CHICAGO, Apr 16, 2009 (BUSINESS WIRE) — GENERAL GROWTH PROPERTIES, INC. (NYSE:GGP) today announced it is voluntarily seeking relief to reduce and restructure its debts under chapter 11 of the United States Bankruptcy Code in the United States Bankruptcy Court for the Southern District of New York. In addition, approximately 158 regional shopping centers owned by GGP and certain other GGP subsidiaries (collectively with GGP, the “Company”) have also filed for protection. The Company intends to work with its constituencies to emerge from bankruptcy as quickly as possible while executing on a plan of reorganization that preserves the Company’s integrated, national business operations.

Certain subsidiaries, including GGP’s third party management business and GGP’s joint ventures, have not filed for protection. A complete list of subsidiaries that have filed voluntary petitions can be found at www.ggp.com.

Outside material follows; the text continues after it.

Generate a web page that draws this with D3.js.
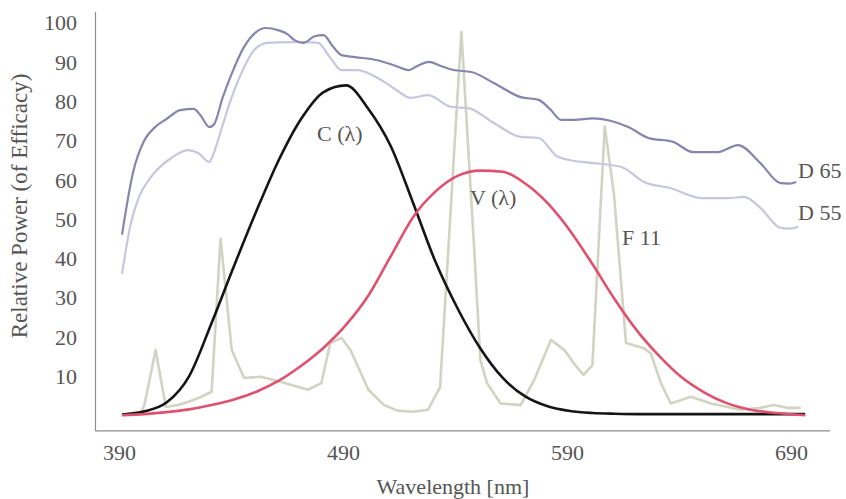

All day-to-day operations and business of all of the Company’s shopping centers and other properties will continue as usual.

The decision to pursue reorganization under chapter 11 came after extensive efforts to refinance or extend maturing debt outside of chapter 11. Over many months, the Company has endeavored to negotiate with its unsecured and secured creditors to obtain the time needed to develop a long-term solution to the credit crisis facing the Company. Unable to reach an out-of-court consensus, the Company reluctantly concluded that restructuring under the protection of the bankruptcy court was necessary. During the chapter 11 cases, the Company will continue to explore strategic alternatives and search the markets for available sources of capital. The Company intends to pursue a plan of reorganization that extends mortgage maturities and reduces its corporate debt and overall leverage. This will establish a sustainable, long-term capital structure for the Company.

The Company also announced it has received a commitment for a debtor-in-possession financing facility of approximately $375 million from Pershing Square Capital Management, L.P., as agent. When approved by the bankruptcy court, the new facility will provide a source of funds to the Company during the chapter 11 process. The Company has requested, and expects to receive, additional approvals to give the Company the authority to make payments to ensure that the Company’s shopping centers and other properties continue to operate uninterrupted in the ordinary course of business, including paying employee compensation, certain critical service providers, insurance and other claims. The Company intends to pay all providers of goods and services delivered post-petition.

“Our core business remains sound and is performing well with stable cash flows. We believe that chapter 11 is the best process for restructuring maturing mortgage loans, reducing the Company’s corporate debt, and establishing a sustainable, long-term capital structure for the Company,” said Adam Metz, Chief Executive Officer of the Company. “While we have worked tirelessly in the past several months to address our maturing debts, the collapse of the credit markets has made it impossible for us to refinance maturing debt outside of chapter 11,” he said.

GGP Information/Website

The Company currently has ownership interest in, or management responsibility for, over 200 regional shopping malls in 44 states, as well as ownership in master planned community developments and commercial office buildings. The Company’s portfolio totals approximately 200 million square feet of retail space and includes over 24,000 retail stores nationwide. The Company is listed on the New York Stock Exchange under the symbol GGP.